When is calibration enough?

Statistical Modeling, Causal Inference, and Social Science 2024-08-14

This is Jessica. Calibration has been a topic of recent work in theoretical computer science, such as on multicalibration—calibration of model predictions in light of additional contextual information, such as groups represented in the data —and posthoc calibration of predictions from a blackbox model. Calibration is typically understood as the property of a prediction model or algorithm where for all predictions that are approximately b, the event realizes at a rate of b, and this is true for all values of b (where b is binned to some extent). It can be defined over a distribution or over a sequence. The online (sequential) setting is more challenging, because we can imagine Nature picking outcomes adversarially to throw us off. If the model/algorithm is calibrated in the sequential setting, then expected calibration error–the weighted average error of the predictions–goes to zero as the number of periods increases. 

Some of this recent work explores the value of calibration to decision-making. Calibrated predictions are said to be valuable because payoff-maximizing decision makers can trust them. For example, Noarov and Roth argue in this blog post that simultaneously for all downstream problems, the policy that treats the predictions of a calibrated model as correct and acts accordingly is uniformly best. Elsewhere similar points are made. Sometimes this is stated in terms of no swap regret: any decision maker (regardless of their utility function) who best responds to a sequence of calibrated predictions cannot improve their total payoff in retrospect by changing every occurrence of some action i to a different action j. These points assume that the decision-maker uses only the predicted probability to select the action that minimizes their expected loss; i.e., no additional information about the true state is provided. 

Given that it is defined based on what realizes over the long term, it seems obvious that calibration alone can’t ensure that we make good decisions over a shorter time horizon. For example, while no deterministic sequence of predictions can be calibrated for all possible realizations of the sequence, a randomized algorithm can produce forecasts that are approximately calibrated regardless of what realizes. But as the well-known Foster and Vohra paper shows, we don’t necessarily need to have knowledge of the true data-generating process to achieve this. If all my decisions carry similar (low) stakes I might not care that I’m losing utility in the short term, but if some decisions are much more important than others, I might want to know more about the forecast I’m getting than just that it’s calibrated. So how we achieve calibration seems hard to ignore as soon as we think about decision-making in finite time. Theory papers tend to talk about how regret or error scale with the number of periods, but not so much about what kind of information we get from any single prediction.

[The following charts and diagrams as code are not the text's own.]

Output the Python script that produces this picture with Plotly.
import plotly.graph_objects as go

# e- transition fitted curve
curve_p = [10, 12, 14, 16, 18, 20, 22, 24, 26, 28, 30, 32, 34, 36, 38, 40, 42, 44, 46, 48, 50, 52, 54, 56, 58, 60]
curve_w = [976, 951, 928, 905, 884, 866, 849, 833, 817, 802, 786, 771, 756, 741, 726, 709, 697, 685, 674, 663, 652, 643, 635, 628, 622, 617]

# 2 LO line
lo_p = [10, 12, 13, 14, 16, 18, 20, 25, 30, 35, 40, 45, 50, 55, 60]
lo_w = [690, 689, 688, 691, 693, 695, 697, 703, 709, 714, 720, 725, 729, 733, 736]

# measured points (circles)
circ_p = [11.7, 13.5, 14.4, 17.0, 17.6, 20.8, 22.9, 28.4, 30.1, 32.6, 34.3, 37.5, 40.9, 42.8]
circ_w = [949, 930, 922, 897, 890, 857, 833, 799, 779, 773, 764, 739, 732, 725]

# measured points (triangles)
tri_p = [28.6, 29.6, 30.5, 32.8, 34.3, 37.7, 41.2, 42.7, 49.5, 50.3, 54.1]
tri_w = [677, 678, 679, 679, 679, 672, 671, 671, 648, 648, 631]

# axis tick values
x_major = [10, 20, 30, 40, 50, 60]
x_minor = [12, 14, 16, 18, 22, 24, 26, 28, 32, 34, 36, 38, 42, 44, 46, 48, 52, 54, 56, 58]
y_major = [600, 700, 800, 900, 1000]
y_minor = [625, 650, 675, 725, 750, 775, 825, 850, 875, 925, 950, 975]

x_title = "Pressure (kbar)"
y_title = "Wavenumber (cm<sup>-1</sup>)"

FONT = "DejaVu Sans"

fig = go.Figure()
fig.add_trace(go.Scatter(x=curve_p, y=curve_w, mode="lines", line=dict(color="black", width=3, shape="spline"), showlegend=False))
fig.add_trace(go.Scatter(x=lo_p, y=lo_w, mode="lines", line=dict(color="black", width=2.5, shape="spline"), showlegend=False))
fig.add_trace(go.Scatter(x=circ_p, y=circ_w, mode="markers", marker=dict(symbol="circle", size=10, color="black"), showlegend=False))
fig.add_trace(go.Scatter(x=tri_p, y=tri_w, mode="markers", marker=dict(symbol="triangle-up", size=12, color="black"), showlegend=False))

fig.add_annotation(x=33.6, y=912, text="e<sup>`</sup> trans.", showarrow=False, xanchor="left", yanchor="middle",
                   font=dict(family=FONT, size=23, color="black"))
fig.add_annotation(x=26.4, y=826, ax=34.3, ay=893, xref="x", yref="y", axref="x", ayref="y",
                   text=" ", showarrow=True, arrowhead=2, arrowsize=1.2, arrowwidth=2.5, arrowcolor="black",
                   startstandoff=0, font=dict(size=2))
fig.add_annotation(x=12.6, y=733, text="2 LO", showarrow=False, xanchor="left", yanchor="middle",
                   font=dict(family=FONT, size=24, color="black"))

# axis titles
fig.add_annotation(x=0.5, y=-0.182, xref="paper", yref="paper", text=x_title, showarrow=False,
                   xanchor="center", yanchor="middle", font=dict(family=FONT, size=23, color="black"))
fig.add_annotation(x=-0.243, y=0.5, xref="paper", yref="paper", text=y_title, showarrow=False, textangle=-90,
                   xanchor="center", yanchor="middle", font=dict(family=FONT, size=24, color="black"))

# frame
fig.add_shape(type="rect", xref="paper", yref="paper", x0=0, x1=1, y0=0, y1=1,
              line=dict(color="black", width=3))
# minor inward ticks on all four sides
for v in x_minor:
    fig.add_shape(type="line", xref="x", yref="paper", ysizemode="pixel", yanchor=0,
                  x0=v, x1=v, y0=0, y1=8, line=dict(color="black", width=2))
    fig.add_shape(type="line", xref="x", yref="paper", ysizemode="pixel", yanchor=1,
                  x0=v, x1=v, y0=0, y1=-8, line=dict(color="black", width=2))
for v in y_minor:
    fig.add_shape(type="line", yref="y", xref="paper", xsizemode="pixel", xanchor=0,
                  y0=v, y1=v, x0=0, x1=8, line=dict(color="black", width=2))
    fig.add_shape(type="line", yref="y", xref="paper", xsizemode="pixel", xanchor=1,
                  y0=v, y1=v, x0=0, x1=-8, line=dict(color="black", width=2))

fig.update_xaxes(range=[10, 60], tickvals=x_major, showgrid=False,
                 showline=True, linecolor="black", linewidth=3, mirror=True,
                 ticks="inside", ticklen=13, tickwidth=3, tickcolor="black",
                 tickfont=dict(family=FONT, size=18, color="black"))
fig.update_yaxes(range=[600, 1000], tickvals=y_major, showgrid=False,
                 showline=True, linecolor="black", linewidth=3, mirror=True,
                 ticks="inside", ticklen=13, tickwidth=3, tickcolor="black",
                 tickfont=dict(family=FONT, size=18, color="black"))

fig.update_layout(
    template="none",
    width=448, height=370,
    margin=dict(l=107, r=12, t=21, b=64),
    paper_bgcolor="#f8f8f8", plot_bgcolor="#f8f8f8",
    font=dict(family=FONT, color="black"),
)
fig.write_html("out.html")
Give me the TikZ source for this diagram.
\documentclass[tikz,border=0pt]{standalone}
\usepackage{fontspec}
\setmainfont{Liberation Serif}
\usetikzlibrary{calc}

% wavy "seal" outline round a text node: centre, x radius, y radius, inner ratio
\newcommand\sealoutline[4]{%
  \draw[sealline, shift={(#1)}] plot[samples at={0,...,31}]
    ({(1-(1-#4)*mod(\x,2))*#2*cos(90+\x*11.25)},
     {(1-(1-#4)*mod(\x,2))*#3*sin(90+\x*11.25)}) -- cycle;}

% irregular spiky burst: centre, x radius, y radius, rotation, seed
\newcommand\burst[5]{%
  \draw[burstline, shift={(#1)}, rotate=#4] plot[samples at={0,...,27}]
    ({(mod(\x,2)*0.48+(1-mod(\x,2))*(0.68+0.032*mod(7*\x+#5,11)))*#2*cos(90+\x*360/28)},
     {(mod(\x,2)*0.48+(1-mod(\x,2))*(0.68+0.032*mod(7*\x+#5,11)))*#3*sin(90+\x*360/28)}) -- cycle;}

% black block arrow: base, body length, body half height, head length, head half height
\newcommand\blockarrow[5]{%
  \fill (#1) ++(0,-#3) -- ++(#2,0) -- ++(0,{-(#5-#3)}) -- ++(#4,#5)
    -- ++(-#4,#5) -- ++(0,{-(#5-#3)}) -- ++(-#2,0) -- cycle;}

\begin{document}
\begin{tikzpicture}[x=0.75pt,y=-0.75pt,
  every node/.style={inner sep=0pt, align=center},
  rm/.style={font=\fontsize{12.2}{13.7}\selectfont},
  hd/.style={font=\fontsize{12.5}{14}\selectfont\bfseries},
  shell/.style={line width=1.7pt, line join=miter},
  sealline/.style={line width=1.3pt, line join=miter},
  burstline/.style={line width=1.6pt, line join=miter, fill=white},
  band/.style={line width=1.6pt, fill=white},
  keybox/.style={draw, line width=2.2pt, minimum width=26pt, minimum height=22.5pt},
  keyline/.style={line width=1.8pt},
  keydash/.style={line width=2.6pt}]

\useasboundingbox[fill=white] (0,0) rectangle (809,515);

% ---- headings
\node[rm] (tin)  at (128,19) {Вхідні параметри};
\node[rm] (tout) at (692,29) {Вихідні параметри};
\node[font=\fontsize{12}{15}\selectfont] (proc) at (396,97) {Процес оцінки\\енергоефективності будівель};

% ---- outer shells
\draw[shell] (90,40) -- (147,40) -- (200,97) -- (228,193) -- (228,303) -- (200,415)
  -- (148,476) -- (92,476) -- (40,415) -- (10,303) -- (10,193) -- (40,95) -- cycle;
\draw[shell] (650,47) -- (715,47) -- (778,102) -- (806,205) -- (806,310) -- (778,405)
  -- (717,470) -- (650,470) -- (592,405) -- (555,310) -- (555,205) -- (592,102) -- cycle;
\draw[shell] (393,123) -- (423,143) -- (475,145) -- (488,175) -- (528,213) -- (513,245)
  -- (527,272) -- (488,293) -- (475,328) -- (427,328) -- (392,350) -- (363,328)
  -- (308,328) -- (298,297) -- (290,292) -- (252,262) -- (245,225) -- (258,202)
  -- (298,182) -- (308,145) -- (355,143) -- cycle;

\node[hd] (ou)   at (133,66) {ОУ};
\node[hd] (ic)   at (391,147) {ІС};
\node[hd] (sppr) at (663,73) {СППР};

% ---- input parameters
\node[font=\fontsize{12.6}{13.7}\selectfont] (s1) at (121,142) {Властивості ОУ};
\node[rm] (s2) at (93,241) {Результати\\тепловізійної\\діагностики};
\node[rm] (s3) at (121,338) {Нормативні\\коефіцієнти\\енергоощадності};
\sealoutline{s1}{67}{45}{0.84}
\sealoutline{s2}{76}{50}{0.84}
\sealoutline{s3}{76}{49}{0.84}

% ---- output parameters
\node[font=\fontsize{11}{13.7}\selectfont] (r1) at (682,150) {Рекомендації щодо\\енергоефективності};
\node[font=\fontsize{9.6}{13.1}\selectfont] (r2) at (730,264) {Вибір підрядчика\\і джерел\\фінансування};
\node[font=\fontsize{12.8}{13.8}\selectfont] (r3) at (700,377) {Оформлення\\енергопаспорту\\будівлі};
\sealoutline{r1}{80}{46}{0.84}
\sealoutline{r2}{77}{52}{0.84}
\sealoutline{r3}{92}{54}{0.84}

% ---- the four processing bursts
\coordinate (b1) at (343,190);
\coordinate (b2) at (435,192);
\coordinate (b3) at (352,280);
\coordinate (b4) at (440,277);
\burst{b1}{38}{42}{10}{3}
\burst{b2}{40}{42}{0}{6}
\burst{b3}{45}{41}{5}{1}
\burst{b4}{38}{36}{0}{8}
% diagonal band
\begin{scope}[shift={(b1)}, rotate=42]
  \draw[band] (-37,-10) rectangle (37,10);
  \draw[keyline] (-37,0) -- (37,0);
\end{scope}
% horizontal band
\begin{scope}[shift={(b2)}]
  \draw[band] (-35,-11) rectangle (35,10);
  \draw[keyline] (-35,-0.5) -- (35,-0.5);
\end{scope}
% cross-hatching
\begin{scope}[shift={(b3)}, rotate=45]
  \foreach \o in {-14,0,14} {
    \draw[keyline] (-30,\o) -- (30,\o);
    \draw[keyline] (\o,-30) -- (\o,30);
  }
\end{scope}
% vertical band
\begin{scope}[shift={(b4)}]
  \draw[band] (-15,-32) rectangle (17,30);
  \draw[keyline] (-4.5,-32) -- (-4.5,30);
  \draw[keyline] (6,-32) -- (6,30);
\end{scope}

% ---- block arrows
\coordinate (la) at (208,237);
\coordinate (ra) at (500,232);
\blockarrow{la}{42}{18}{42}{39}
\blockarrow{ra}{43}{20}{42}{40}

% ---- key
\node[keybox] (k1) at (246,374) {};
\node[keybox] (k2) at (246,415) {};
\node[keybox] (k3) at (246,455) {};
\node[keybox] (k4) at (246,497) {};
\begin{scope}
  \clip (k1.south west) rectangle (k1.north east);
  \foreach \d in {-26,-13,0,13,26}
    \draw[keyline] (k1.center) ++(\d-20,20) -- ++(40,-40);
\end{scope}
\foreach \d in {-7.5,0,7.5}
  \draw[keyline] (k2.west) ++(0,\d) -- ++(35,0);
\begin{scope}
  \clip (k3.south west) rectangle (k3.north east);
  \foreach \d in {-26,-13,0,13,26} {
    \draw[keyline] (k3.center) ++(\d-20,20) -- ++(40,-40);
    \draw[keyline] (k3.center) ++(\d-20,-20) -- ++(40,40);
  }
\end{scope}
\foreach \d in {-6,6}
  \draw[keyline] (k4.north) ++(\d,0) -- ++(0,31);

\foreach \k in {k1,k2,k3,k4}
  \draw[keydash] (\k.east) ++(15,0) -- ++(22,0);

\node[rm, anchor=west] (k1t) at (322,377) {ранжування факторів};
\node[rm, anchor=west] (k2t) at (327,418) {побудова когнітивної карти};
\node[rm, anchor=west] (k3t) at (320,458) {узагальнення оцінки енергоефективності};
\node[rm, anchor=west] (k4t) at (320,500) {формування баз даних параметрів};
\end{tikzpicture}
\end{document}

This “how” question has me wondering about the connection between certain algorithms for achieving calibration and Bayesian learning. On the one hand, it seems very unsatisfying from a Bayesian perspective to say that calibration is sufficient for good decisions, because of the pre-occupation with long range frequencies. On the other hand, arguments that calibration is valuable for decision-making adopt a Bayesian perspective by assuming that the decision-maker will choose the action that minimizes expected loss over a posterior distribution. Wald shows that with a discrete space of possible states of the world, when we refrain from considering states of nature that are known to be impossible, we find that the only admissible decision strategies—those for which we can conclude there is no other strategy with lower expected loss over the distribution of states—are Bayesian ones.

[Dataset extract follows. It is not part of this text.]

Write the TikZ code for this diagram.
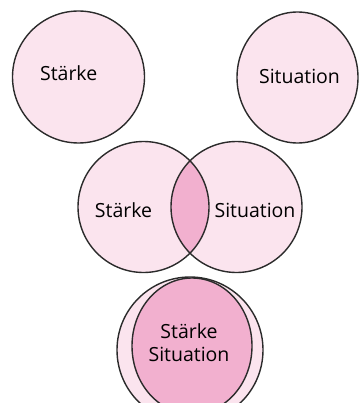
\documentclass[tikz,border=0pt]{standalone}
\usepackage{fontspec}
\setmainfont{Open Sans}
\begin{document}
\begin{tikzpicture}[x=1pt,y=-1pt,
  ring/.style={draw=ringcol,line width=1.4pt},
  lab/.style={font=\fontsize{19.5}{23}\selectfont,text=black,inner sep=0pt,align=center}]
\definecolor{ringcol}{HTML}{2B2B2B}
\definecolor{lightpink}{HTML}{FBE4EE}
\definecolor{darkpink}{HTML}{F2B0CF}
\useasboundingbox (0,0) rectangle (359,403);
\clip (0,0) rectangle (359,403);
% top
\draw[ring,fill=lightpink] (78.5,77) circle[radius=66];
\draw[ring,fill=lightpink] (297.5,77.5) ellipse[x radius=60.5,y radius=65.5];
\node[lab] (s1) at (68.7,73) {Stärke};
\node[lab] (t1) at (299.5,76) {Situation};
% middle
\fill[lightpink] (143.5,207) circle[radius=65.5];
\fill[lightpink] (236.5,207) circle[radius=65.5];
\begin{scope}
  \clip (143.5,207) circle[radius=65.5];
  \fill[darkpink] (236.5,207) circle[radius=65.5];
\end{scope}
\draw[ring] (143.5,207) circle[radius=65.5];
\draw[ring] (236.5,207) circle[radius=65.5];
\node[lab] (s2) at (123.5,210) {Stärke};
\node[lab] (t2) at (255,210) {Situation};
% bottom
\draw[ring,fill=lightpink] (190,350) circle[radius=73];
\draw[ring,fill=darkpink] (192,346) ellipse[x radius=60,y radius=68];
\node[lab] (st) at (189,343) {Stärke\\Situation};
\end{tikzpicture}
\end{document}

I’m familiar with Dawid’s 1982 summary of the Bayesian perspective on calibration. In this view, calibration is expected given coherence, i.e., that the forecaster’s conditional probability estimates abide by the rules of probability theory. In theory, calibration is not even useful for diagnosing model misfit. However, Dawid himself problematizes this by pointing out that in practice, expecting calibration every time one uses a Bayesian model is unrealistic. Andrew has talked about how applied Bayesian analysis does often involve checking calibration, which matches my experience. Bob describes how the theory offers only “cold comfort” given that we don’t usually expect to have gotten the model right. So calibration is not so important in Bayesian learning theory, but in practice can be an important signal of how to improve the model to some Bayesians. 

I am specifically interested in the decision-making perspective though. From the perspective of Wald’s approach, inference is just a special case of decision-making. Jaynes argues that even if you don’t buy Wald’s formulation of the admissibility requirement for decision strategies (because it doesn’t account for prior information), there are other inevitabilities of the Bayesian approach in estimation that even a sampling theorist must admit. If we care about making the best decision under uncertainty about the state, we need to make our best (i.e., conditional on all the available evidence) prediction of the probability of the state. 

I’m used to thinking of calibration as sort of a minimal quality we expect of good predictions, not a property sufficient for good decisions. But now I’m wondering what, if anything, we can say about our use of information in arriving at a prediction when we know that our predictions are calibrated in the sense described above? Bayesian theory implies calibration but does calibration imply anything in the other direction? Can we say something about the degree to which forecasts from online algorithms are aggregating information like a Bayesian? I’ve seen some of the online algorithms described as non-Bayesian, but this isn’t really satisfying.

Comments, critiques, pointers to related discussions all welcome.